Ask Schrödinger and Heisenberg. Both having solved the unknown at quantum level, but with extreme polar opposite theories. Passion and ego, it’s a battle of particles vs waves, common sense vs imagination, Newtonian mechanics vs quantum mechanics, with Einstein playing referee, de Broglie adding to fire, and Bohr and Plank and Perrin cheering from the crowd.
Ask Schwarzschild. Struck by absurdity of his own discovery of Singularity - the black hole - so dark that light can’t escape, where all common sense will cease to exist, and time will flow like space and space will behave like time, deforming the very fabric of physics. The true horror of the darkness opened his eyes to the horrors inflicted upon world by his Fatherland Germany. The horrors to which his scientific mind contributed.
Ask Grothendieck, who refused to share with world what he saw in the void while attempting to survive horrors (and poisonous gases) of The War from deep in trenches, for he believed such knowledge will spell eternal doom on humanity. Self isolated, he died an agonizing death with that secret, passing the curse to another great scientific mind, Mochizuki.
Ask Scheele, Haber, Bosch, how the invention of a synthetic color in the 18th century paved a scientific path to and ultimately enabled chemical warfare in World War I and Zyklon B used in Nazi gas chambers. Begs the question, hate the player or the game?
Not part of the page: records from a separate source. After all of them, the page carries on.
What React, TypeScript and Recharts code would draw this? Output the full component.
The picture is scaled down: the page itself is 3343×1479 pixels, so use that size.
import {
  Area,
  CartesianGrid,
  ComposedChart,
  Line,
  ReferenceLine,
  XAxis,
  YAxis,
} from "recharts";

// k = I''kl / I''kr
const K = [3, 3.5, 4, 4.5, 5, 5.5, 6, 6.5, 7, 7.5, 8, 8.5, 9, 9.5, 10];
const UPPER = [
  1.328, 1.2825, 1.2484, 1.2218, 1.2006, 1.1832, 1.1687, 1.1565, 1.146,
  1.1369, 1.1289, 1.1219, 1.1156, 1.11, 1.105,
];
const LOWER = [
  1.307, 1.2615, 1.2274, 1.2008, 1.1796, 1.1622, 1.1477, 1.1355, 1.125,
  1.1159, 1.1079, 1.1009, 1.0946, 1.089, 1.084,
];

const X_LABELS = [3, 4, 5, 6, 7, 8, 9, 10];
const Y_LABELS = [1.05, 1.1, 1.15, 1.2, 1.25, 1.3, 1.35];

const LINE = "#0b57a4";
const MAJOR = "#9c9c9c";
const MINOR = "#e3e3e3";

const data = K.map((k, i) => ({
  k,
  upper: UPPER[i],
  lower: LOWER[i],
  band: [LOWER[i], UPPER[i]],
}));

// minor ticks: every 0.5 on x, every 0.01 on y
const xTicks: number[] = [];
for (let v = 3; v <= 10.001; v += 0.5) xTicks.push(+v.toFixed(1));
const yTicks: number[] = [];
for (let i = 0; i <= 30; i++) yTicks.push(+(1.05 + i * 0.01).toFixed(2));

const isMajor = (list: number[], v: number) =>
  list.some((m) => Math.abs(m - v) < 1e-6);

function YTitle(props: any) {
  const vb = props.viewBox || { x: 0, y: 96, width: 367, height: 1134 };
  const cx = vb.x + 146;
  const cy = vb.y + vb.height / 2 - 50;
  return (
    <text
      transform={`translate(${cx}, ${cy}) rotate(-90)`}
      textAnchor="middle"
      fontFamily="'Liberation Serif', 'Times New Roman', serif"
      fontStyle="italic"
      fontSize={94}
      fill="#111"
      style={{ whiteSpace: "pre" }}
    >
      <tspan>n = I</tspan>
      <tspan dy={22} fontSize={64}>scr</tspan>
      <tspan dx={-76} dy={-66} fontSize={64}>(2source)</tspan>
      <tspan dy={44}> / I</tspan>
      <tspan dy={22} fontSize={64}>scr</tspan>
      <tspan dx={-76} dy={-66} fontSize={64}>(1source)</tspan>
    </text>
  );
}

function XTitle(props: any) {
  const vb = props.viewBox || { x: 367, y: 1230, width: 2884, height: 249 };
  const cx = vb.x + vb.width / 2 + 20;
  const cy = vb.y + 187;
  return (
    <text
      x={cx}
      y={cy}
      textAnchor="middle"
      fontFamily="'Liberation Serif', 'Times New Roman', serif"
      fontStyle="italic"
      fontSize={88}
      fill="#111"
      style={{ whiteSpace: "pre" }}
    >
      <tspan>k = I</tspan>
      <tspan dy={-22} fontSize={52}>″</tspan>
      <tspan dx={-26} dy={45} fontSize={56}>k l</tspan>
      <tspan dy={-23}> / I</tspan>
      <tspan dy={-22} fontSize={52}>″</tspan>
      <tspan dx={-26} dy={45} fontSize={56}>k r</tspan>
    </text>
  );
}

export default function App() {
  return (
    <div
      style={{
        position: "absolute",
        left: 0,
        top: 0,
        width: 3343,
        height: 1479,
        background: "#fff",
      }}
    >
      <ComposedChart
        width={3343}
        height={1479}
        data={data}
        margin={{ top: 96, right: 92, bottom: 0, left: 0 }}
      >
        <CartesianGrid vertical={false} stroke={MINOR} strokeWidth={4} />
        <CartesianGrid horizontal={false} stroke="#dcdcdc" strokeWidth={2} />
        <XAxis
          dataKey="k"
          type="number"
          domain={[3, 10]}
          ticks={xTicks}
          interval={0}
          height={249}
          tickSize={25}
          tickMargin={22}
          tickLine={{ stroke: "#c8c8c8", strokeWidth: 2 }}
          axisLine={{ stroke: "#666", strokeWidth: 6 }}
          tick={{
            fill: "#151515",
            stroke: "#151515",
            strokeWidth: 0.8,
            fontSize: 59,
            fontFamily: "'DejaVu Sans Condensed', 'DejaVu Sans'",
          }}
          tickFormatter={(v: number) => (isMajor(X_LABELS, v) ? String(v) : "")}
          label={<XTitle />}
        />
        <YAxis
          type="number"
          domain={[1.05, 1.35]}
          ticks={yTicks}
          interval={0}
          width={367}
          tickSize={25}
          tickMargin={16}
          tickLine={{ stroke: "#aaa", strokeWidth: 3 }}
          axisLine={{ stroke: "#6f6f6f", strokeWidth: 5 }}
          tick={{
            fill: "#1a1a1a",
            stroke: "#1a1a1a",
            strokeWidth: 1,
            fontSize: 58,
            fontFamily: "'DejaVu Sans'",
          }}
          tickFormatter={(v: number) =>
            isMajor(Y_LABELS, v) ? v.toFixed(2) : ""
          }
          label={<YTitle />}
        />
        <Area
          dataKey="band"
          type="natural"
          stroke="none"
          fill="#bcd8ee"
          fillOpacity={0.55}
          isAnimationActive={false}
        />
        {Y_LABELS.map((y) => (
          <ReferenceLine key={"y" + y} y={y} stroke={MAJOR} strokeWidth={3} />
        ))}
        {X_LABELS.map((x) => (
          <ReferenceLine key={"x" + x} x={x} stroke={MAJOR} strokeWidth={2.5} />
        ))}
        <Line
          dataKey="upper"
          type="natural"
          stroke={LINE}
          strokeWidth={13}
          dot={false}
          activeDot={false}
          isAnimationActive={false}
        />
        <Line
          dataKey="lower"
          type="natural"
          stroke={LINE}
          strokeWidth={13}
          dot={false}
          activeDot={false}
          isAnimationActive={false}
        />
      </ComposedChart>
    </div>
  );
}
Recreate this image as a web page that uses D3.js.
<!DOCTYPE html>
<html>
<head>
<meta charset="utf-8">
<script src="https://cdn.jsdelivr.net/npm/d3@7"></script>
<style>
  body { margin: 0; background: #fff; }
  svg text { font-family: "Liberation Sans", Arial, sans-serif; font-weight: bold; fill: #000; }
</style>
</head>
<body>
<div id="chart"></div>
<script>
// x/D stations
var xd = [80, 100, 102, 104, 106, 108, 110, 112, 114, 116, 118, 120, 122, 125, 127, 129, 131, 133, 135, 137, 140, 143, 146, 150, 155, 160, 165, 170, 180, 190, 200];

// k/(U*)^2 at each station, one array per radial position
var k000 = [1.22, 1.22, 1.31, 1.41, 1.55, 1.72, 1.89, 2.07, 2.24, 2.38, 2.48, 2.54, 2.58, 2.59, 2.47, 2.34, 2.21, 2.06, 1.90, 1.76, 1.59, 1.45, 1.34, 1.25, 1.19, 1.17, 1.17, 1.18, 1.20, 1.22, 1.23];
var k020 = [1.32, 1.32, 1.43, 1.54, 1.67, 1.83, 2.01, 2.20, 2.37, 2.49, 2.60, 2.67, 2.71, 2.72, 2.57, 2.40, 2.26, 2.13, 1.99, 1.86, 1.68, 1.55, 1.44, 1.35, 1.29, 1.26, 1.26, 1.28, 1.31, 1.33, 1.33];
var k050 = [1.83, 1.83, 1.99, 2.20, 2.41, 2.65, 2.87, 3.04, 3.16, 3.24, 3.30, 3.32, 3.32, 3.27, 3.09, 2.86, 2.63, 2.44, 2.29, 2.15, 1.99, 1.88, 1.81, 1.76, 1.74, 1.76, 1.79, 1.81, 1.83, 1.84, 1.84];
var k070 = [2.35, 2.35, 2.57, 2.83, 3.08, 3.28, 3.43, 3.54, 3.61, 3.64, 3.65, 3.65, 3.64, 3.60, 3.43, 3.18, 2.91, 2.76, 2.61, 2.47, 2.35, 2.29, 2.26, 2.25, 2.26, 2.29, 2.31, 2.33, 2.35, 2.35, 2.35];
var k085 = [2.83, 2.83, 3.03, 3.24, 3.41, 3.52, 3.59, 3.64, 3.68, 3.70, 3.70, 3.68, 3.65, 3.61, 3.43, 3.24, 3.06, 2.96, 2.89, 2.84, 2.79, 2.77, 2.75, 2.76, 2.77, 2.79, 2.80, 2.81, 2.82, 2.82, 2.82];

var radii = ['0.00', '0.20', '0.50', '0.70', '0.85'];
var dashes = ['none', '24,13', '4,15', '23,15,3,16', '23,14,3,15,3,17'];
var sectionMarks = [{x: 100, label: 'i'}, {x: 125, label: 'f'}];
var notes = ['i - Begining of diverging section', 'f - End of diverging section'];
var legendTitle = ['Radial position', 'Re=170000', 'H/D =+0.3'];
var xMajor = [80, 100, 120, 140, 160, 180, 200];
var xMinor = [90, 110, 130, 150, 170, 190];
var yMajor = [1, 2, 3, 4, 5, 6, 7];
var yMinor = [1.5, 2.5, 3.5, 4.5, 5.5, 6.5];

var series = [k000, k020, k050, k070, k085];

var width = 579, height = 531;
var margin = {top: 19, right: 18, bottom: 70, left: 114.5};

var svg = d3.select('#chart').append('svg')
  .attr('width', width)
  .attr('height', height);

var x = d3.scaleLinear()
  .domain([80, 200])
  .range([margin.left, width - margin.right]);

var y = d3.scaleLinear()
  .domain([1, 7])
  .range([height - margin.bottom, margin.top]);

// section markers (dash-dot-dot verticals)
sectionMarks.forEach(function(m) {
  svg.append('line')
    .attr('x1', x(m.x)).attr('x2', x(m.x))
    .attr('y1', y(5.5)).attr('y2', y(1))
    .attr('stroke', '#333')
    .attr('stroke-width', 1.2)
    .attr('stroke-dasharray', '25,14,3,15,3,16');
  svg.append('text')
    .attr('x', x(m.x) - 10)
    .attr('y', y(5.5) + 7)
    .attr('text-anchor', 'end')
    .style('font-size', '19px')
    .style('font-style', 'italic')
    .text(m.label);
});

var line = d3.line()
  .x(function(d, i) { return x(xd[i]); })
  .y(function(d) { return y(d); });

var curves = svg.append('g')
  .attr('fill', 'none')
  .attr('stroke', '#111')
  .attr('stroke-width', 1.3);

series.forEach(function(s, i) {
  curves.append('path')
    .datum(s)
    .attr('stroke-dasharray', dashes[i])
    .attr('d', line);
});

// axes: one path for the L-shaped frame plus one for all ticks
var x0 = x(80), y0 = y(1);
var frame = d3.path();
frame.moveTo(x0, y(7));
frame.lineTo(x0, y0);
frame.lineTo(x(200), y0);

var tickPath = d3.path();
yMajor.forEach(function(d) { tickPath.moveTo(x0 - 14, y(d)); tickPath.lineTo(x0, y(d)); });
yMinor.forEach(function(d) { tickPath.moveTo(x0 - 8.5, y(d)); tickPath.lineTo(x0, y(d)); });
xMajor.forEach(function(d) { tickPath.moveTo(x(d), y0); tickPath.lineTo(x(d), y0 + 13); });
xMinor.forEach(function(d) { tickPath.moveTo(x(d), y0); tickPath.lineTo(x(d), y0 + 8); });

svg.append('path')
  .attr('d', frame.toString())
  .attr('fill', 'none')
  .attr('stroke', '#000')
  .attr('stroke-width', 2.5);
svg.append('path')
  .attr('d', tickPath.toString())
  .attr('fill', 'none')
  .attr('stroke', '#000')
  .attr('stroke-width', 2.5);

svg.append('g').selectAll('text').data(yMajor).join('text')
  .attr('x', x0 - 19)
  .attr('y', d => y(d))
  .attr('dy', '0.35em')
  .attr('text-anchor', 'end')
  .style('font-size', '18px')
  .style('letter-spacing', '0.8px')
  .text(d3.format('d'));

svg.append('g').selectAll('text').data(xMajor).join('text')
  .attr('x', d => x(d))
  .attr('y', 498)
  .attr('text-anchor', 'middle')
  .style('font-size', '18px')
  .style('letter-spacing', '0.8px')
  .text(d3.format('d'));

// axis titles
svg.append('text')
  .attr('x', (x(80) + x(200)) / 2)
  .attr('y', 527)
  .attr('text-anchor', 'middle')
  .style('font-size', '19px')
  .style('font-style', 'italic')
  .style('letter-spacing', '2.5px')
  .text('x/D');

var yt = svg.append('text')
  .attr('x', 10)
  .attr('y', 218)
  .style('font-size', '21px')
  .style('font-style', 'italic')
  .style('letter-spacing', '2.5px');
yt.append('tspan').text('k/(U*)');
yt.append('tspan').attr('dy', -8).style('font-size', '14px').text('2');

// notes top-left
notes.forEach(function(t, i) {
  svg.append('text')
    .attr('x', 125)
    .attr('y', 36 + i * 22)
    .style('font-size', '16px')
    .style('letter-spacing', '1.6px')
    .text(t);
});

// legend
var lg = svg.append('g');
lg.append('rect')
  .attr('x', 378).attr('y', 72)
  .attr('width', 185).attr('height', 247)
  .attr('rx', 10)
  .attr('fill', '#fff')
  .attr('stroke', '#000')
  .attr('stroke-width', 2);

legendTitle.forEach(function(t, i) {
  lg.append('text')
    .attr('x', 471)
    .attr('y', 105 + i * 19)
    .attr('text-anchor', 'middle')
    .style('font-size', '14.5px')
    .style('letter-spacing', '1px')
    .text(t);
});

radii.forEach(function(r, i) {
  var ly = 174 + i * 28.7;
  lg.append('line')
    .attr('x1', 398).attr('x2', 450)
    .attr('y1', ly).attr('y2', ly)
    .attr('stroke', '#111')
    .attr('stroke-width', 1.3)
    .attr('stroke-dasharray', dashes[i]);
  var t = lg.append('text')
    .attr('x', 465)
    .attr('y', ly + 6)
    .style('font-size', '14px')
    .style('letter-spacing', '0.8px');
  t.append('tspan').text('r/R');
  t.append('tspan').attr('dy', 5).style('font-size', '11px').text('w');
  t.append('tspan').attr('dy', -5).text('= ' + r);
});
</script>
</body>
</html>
This is a book of scientific awe and cosmic horror. The binary nature of science and discoveries. Conflict between cusriosity and morality. It’s a work of historical literary fiction with progressively more fiction into its largely nonfiction narrative. A sort of dramatization for tv if you will with creative liberties. I haven't read his other book yet but safe to assume this book was testing grounds for Maniac?